BEGIN DATA EXTRACT
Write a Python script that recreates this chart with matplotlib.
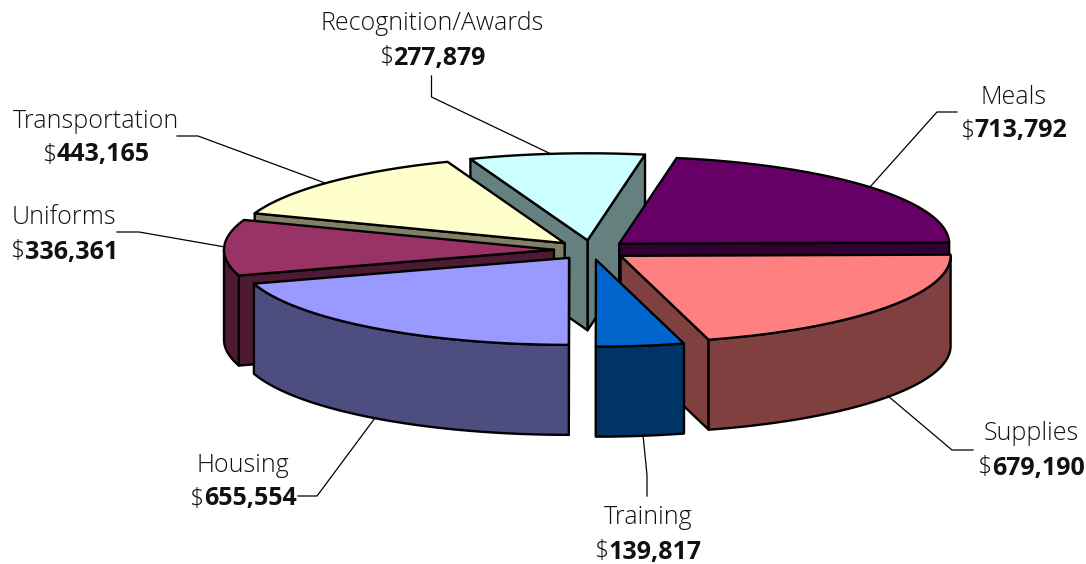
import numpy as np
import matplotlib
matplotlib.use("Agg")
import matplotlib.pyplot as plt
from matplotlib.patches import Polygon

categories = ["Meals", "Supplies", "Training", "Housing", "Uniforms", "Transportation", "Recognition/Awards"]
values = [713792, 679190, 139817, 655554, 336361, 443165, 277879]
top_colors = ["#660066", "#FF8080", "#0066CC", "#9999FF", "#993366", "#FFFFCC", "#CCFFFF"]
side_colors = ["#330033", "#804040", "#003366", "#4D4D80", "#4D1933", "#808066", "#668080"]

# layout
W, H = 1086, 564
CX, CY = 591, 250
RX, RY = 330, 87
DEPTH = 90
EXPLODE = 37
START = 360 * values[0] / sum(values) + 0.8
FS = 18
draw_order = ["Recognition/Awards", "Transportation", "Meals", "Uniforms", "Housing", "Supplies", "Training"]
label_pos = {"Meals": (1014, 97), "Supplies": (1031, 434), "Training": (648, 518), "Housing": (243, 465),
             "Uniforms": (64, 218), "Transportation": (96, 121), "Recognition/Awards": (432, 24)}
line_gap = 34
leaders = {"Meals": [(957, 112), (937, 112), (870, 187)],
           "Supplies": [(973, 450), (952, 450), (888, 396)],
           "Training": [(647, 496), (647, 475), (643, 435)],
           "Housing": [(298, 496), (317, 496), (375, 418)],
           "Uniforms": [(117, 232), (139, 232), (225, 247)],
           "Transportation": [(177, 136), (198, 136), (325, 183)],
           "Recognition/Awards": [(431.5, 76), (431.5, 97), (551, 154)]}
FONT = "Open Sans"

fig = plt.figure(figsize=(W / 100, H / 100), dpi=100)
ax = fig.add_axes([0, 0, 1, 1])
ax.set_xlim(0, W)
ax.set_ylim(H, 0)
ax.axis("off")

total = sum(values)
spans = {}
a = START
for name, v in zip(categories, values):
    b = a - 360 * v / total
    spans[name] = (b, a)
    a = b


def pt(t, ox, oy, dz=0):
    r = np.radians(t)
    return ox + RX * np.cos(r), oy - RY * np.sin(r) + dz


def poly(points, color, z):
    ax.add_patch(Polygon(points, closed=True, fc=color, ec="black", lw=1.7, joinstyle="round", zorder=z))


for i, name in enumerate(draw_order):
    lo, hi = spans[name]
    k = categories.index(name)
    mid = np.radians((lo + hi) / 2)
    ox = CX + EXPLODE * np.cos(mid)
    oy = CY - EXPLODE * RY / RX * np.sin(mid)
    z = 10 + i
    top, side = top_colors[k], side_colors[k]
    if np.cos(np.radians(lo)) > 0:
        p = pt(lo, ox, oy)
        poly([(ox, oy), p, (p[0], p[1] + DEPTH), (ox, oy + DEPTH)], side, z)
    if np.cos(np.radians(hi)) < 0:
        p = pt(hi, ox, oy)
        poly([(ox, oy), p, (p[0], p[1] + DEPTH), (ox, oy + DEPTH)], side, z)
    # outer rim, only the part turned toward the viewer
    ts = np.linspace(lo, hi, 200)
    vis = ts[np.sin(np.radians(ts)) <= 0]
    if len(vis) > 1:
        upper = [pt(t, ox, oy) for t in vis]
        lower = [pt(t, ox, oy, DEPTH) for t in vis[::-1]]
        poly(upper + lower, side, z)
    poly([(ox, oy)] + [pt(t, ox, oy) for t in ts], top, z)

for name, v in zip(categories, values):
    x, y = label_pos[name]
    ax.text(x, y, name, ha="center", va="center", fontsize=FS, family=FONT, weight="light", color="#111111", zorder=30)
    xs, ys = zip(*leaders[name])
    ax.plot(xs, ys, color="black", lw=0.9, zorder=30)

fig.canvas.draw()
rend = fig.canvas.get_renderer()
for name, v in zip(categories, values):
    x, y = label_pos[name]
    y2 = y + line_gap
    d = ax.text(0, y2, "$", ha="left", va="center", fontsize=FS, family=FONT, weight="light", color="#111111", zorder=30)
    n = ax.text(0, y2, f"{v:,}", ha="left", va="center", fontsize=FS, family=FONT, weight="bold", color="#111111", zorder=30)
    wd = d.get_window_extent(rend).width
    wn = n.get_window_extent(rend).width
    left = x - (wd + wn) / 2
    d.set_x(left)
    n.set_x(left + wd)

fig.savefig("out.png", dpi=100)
END DATA EXTRACT
[TASK DESCRIPTION] Everything from the first line of the listing above through the line that contains "return ox +" is to be restated word for word, minus the pictures.

[ANSWER TO THIS PROBLEM]
Write a Python script that recreates this chart with matplotlib.
import numpy as np
import matplotlib
matplotlib.use("Agg")
import matplotlib.pyplot as plt
from matplotlib.patches import Polygon

categories = ["Meals", "Supplies", "Training", "Housing", "Uniforms", "Transportation", "Recognition/Awards"]
values = [713792, 679190, 139817, 655554, 336361, 443165, 277879]
top_colors = ["#660066", "#FF8080", "#0066CC", "#9999FF", "#993366", "#FFFFCC", "#CCFFFF"]
side_colors = ["#330033", "#804040", "#003366", "#4D4D80", "#4D1933", "#808066", "#668080"]

# layout
W, H = 1086, 564
CX, CY = 591, 250
RX, RY = 330, 87
DEPTH = 90
EXPLODE = 37
START = 360 * values[0] / sum(values) + 0.8
FS = 18
draw_order = ["Recognition/Awards", "Transportation", "Meals", "Uniforms", "Housing", "Supplies", "Training"]
label_pos = {"Meals": (1014, 97), "Supplies": (1031, 434), "Training": (648, 518), "Housing": (243, 465),
             "Uniforms": (64, 218), "Transportation": (96, 121), "Recognition/Awards": (432, 24)}
line_gap = 34
leaders = {"Meals": [(957, 112), (937, 112), (870, 187)],
           "Supplies": [(973, 450), (952, 450), (888, 396)],
           "Training": [(647, 496), (647, 475), (643, 435)],
           "Housing": [(298, 496), (317, 496), (375, 418)],
           "Uniforms": [(117, 232), (139, 232), (225, 247)],
           "Transportation": [(177, 136), (198, 136), (325, 183)],
           "Recognition/Awards": [(431.5, 76), (431.5, 97), (551, 154)]}
FONT = "Open Sans"

fig = plt.figure(figsize=(W / 100, H / 100), dpi=100)
ax = fig.add_axes([0, 0, 1, 1])
ax.set_xlim(0, W)
ax.set_ylim(H, 0)
ax.axis("off")

total = sum(values)
spans = {}
a = START
for name, v in zip(categories, values):
    b = a - 360 * v / total
    spans[name] = (b, a)
    a = b


def pt(t, ox, oy, dz=0):
    r = np.radians(t)
    return ox + RX * np.cos(r), oy - RY * np.sin(r) + dz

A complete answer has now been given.